=== WRITTEN PROBLEM ===
Only the span from the line containing "Convert this chart to Apache ECharts code." down to the line containing "2.34e6, 5.05e6, 2e7];" is to be printed, exactly and inclusively, with pictures omitted.

----------------------------------------

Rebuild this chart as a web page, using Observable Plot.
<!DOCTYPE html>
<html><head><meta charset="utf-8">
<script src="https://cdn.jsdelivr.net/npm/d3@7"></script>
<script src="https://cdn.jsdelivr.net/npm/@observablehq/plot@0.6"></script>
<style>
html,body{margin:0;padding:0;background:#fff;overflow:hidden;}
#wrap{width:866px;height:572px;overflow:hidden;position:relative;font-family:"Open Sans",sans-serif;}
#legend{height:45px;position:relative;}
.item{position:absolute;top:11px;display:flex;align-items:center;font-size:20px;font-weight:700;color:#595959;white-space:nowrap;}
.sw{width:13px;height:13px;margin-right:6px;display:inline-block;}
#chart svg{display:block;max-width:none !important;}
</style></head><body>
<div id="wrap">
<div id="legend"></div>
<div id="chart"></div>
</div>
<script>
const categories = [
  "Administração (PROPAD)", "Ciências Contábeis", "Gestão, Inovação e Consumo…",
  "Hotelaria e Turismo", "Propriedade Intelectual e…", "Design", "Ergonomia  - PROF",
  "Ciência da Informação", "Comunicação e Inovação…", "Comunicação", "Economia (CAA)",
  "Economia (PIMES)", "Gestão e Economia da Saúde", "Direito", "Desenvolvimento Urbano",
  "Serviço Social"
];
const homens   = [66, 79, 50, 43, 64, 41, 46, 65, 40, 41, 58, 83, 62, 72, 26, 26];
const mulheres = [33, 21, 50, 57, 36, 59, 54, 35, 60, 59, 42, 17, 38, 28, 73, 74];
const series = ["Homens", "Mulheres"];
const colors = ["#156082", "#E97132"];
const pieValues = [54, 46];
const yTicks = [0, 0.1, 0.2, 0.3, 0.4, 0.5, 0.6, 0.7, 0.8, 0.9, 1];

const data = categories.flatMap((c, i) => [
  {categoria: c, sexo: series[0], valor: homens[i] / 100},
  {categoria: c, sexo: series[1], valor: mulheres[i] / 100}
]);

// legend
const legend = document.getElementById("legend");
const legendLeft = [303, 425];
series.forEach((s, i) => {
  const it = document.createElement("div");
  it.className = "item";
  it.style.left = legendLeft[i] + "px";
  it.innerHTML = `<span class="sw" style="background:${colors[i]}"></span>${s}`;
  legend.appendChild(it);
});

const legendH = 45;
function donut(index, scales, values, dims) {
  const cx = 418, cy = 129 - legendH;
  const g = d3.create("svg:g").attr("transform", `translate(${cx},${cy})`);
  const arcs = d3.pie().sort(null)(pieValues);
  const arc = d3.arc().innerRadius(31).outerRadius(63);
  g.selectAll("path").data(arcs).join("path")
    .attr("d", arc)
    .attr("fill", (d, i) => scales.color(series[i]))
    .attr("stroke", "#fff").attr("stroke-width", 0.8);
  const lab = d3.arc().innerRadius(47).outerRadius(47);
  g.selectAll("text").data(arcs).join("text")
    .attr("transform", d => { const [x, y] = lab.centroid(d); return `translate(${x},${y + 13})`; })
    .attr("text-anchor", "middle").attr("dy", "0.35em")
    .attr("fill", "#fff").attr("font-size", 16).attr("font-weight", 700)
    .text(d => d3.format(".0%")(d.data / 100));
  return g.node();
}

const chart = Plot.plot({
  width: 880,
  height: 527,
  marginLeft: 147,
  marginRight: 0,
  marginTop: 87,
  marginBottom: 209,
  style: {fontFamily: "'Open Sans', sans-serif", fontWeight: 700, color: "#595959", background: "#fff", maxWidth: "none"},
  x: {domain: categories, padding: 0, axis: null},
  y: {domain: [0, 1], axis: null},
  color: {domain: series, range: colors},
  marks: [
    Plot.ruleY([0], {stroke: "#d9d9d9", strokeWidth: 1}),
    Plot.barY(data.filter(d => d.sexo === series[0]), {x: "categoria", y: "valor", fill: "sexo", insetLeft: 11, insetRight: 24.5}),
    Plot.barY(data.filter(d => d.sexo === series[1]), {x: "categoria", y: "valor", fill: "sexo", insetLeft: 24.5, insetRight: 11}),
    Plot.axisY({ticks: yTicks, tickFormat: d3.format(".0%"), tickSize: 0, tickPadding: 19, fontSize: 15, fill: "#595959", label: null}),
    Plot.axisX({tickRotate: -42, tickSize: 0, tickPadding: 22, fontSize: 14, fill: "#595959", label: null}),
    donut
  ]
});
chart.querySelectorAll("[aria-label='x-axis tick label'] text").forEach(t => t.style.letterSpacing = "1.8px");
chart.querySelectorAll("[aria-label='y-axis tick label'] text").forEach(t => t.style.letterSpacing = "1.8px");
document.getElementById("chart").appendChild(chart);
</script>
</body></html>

----------------------------------------

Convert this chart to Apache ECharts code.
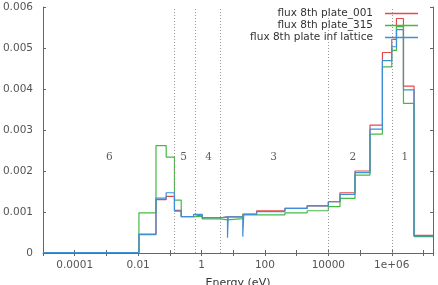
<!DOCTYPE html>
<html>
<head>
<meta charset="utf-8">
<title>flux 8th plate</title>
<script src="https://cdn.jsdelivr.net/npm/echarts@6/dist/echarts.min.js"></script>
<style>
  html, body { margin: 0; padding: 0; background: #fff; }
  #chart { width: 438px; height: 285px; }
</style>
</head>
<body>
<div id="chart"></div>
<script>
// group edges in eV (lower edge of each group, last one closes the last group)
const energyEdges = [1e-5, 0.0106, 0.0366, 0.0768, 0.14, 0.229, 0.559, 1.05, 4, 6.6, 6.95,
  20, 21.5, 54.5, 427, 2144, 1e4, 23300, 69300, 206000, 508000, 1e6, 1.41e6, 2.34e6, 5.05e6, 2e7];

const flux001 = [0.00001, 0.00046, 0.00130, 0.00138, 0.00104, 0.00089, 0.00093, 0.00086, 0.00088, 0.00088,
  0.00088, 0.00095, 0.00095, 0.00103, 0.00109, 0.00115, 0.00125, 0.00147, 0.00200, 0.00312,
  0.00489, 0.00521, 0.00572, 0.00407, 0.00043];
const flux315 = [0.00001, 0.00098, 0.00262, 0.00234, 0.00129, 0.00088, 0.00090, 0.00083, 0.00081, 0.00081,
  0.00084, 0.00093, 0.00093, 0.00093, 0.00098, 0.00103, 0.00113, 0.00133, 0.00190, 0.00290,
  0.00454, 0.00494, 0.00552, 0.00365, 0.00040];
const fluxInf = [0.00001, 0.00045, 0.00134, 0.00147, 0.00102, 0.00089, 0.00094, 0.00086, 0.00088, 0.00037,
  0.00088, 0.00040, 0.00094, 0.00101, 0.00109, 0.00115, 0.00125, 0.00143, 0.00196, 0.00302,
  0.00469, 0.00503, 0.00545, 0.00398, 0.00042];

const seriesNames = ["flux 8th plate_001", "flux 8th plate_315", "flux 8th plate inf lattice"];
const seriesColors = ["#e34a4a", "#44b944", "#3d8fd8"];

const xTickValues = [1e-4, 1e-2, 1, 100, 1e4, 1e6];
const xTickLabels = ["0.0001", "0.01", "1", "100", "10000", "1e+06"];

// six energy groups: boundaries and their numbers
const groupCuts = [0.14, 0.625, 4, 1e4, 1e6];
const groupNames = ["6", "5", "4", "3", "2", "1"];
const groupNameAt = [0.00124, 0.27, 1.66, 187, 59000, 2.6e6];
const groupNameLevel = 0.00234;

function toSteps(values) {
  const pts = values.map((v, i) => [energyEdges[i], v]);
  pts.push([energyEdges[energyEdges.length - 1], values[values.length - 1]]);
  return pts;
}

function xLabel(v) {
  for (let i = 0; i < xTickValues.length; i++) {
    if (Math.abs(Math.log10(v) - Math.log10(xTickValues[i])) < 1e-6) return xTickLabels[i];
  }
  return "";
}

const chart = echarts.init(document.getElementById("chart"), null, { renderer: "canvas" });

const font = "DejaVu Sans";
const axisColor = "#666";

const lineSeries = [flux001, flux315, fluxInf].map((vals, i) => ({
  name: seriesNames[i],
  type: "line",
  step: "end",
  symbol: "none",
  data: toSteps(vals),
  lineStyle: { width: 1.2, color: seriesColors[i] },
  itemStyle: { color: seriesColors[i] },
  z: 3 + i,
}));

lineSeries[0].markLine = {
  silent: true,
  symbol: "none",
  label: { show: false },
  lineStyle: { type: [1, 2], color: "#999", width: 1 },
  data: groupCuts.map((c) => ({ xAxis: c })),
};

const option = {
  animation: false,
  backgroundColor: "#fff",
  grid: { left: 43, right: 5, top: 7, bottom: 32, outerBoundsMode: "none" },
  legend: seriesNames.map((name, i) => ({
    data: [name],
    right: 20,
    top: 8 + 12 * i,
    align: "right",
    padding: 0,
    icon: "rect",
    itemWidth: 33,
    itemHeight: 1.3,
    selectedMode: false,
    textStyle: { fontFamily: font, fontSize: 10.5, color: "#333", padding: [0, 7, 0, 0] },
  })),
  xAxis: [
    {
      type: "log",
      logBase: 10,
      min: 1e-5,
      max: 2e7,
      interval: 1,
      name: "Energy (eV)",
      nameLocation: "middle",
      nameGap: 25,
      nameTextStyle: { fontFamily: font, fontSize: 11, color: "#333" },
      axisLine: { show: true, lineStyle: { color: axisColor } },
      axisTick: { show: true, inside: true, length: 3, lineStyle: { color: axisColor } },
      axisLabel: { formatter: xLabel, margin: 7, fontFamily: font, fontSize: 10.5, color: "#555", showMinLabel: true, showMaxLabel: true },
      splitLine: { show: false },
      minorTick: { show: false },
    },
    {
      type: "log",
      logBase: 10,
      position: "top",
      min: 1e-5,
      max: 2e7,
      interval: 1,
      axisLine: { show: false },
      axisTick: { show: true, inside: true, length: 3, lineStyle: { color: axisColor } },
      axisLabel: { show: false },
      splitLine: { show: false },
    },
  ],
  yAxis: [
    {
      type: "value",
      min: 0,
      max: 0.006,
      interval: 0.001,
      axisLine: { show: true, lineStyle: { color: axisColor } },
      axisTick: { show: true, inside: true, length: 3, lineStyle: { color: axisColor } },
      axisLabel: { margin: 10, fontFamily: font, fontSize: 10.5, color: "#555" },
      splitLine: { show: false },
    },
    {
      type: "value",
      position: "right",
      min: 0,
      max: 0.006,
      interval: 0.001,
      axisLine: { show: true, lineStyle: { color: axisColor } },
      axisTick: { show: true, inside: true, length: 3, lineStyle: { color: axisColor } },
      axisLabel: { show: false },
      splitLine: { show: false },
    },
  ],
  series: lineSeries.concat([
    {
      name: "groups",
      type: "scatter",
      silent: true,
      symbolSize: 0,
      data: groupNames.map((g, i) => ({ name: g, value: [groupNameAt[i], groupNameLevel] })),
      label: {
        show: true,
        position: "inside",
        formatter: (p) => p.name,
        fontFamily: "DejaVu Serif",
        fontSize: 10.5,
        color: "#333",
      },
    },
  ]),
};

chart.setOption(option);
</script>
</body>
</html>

----------------------------------------

=== TASK ANSWER ===
Convert this chart to Apache ECharts code.
<!DOCTYPE html>
<html>
<head>
<meta charset="utf-8">
<title>flux 8th plate</title>
<script src="https://cdn.jsdelivr.net/npm/echarts@6/dist/echarts.min.js"></script>
<style>
  html, body { margin: 0; padding: 0; background: #fff; }
  #chart { width: 438px; height: 285px; }
</style>
</head>
<body>
<div id="chart"></div>
<script>
// group edges in eV (lower edge of each group, last one closes the last group)
const energyEdges = [1e-5, 0.0106, 0.0366, 0.0768, 0.14, 0.229, 0.559, 1.05, 4, 6.6, 6.95,
  20, 21.5, 54.5, 427, 2144, 1e4, 23300, 69300, 206000, 508000, 1e6, 1.41e6, 2.34e6, 5.05e6, 2e7];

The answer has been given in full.